## BEGIN RECORDS PROVIDED
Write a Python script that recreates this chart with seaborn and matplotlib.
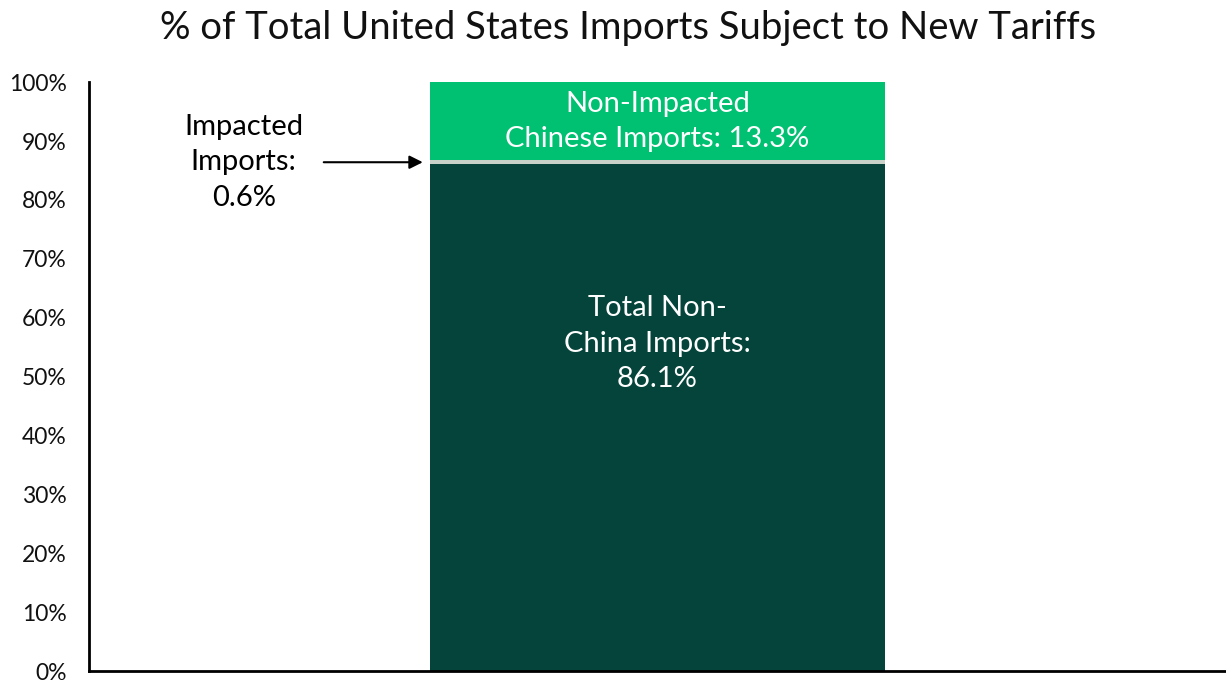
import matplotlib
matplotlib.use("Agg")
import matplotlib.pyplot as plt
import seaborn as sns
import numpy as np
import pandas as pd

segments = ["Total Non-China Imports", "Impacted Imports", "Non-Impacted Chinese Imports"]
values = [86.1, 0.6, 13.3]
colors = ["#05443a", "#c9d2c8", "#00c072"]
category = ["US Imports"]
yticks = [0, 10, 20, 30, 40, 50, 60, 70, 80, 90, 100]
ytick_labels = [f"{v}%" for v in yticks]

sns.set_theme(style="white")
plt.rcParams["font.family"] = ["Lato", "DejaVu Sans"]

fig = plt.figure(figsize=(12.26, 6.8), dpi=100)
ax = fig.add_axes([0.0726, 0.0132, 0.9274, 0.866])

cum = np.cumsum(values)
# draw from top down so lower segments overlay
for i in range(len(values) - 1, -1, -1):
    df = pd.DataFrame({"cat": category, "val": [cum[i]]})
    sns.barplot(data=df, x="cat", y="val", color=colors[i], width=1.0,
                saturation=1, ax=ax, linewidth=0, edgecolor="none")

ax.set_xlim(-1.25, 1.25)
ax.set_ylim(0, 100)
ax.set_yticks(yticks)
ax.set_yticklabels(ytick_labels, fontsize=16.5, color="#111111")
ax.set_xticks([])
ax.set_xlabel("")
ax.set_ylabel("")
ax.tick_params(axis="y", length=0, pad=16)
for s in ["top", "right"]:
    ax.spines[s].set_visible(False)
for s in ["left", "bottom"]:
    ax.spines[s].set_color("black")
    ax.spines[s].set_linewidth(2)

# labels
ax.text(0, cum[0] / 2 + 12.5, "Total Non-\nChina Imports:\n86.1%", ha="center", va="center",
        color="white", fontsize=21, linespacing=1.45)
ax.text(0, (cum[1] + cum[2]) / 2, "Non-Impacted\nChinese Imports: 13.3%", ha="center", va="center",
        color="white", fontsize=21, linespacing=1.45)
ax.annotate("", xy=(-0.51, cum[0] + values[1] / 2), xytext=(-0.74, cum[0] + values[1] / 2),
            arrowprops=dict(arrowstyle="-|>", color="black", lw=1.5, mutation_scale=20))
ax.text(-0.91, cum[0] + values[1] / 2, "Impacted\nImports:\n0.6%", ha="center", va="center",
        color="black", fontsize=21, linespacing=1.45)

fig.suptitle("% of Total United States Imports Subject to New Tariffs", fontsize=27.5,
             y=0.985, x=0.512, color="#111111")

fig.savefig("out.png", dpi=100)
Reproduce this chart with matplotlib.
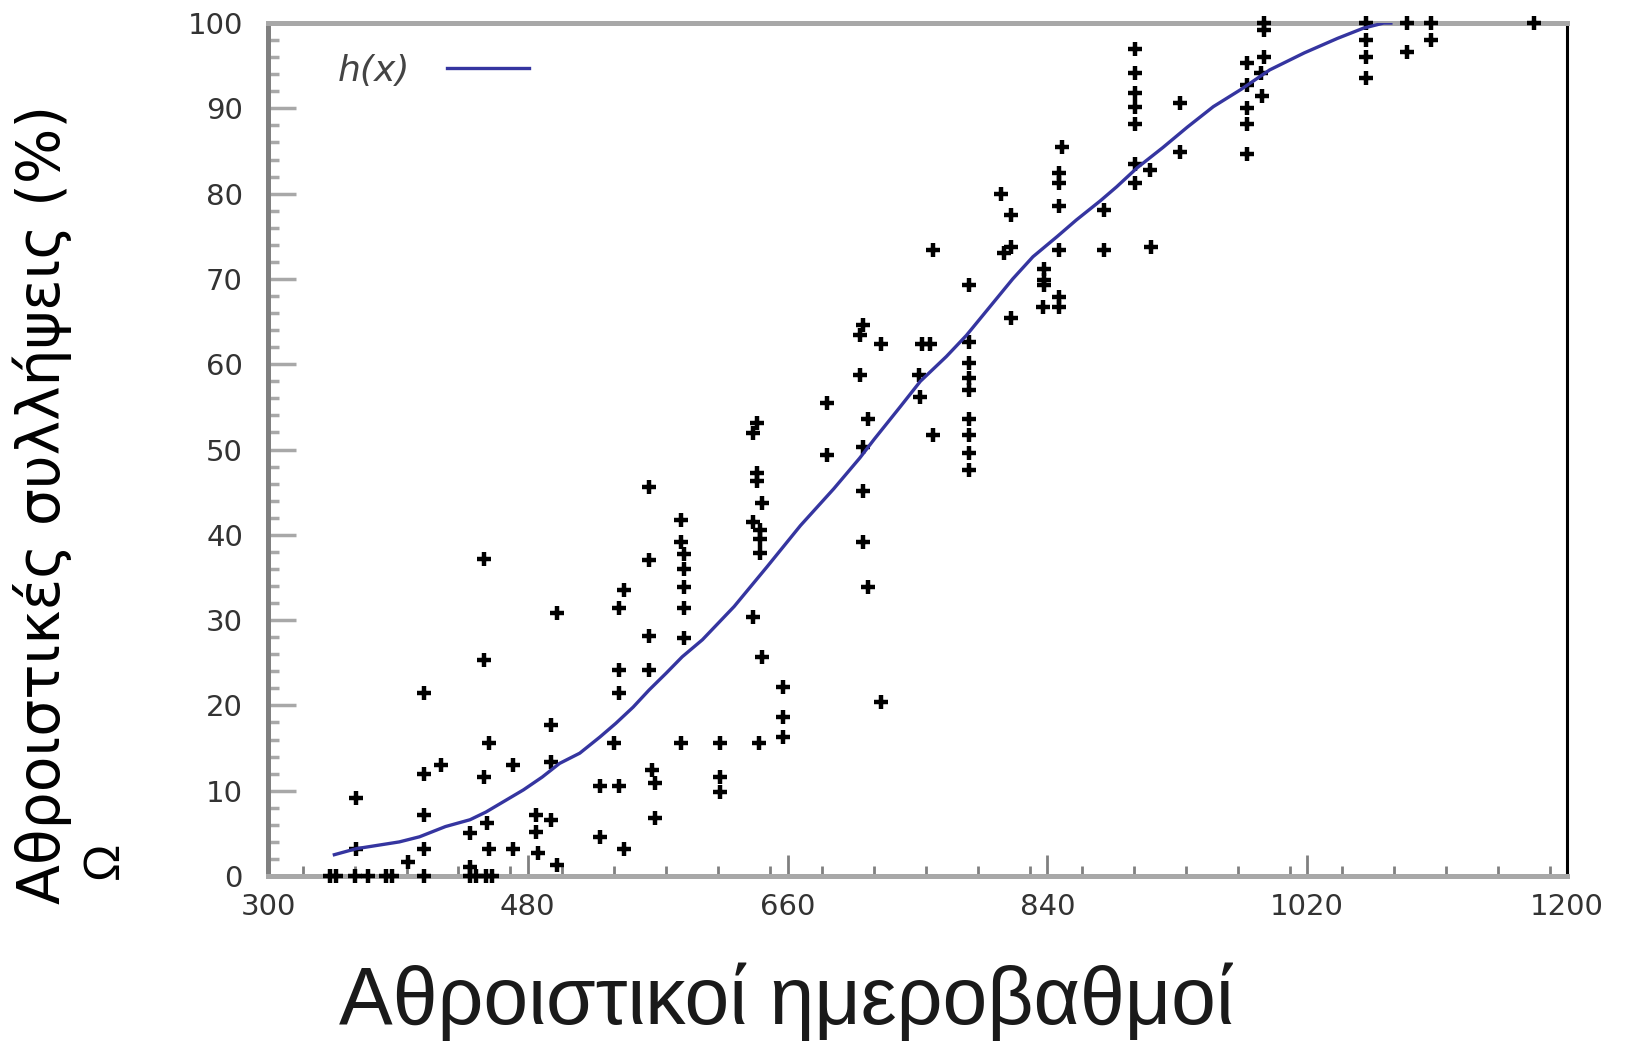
## END RECORDS PROVIDED
*SHORT PROBLEM*. Please repeat the entries exactly. Do not include the pictures.

*SOLUTION FOR THIS PROBLEM*.
Write a Python script that recreates this chart with seaborn and matplotlib.
import matplotlib
matplotlib.use("Agg")
import matplotlib.pyplot as plt
import seaborn as sns
import numpy as np
import pandas as pd

segments = ["Total Non-China Imports", "Impacted Imports", "Non-Impacted Chinese Imports"]
values = [86.1, 0.6, 13.3]
colors = ["#05443a", "#c9d2c8", "#00c072"]
category = ["US Imports"]
yticks = [0, 10, 20, 30, 40, 50, 60, 70, 80, 90, 100]
ytick_labels = [f"{v}%" for v in yticks]

sns.set_theme(style="white")
plt.rcParams["font.family"] = ["Lato", "DejaVu Sans"]

fig = plt.figure(figsize=(12.26, 6.8), dpi=100)
ax = fig.add_axes([0.0726, 0.0132, 0.9274, 0.866])

cum = np.cumsum(values)
# draw from top down so lower segments overlay
for i in range(len(values) - 1, -1, -1):
    df = pd.DataFrame({"cat": category, "val": [cum[i]]})
    sns.barplot(data=df, x="cat", y="val", color=colors[i], width=1.0,
                saturation=1, ax=ax, linewidth=0, edgecolor="none")

ax.set_xlim(-1.25, 1.25)
ax.set_ylim(0, 100)
ax.set_yticks(yticks)
ax.set_yticklabels(ytick_labels, fontsize=16.5, color="#111111")
ax.set_xticks([])
ax.set_xlabel("")
ax.set_ylabel("")
ax.tick_params(axis="y", length=0, pad=16)
for s in ["top", "right"]:
    ax.spines[s].set_visible(False)
for s in ["left", "bottom"]:
    ax.spines[s].set_color("black")
    ax.spines[s].set_linewidth(2)

# labels
ax.text(0, cum[0] / 2 + 12.5, "Total Non-\nChina Imports:\n86.1%", ha="center", va="center",
        color="white", fontsize=21, linespacing=1.45)
ax.text(0, (cum[1] + cum[2]) / 2, "Non-Impacted\nChinese Imports: 13.3%", ha="center", va="center",
        color="white", fontsize=21, linespacing=1.45)
ax.annotate("", xy=(-0.51, cum[0] + values[1] / 2), xytext=(-0.74, cum[0] + values[1] / 2),
            arrowprops=dict(arrowstyle="-|>", color="black", lw=1.5, mutation_scale=20))
ax.text(-0.91, cum[0] + values[1] / 2, "Impacted\nImports:\n0.6%", ha="center", va="center",
        color="black", fontsize=21, linespacing=1.45)

fig.suptitle("% of Total United States Imports Subject to New Tariffs", fontsize=27.5,
             y=0.985, x=0.512, color="#111111")

fig.savefig("out.png", dpi=100)
Reproduce this chart with matplotlib.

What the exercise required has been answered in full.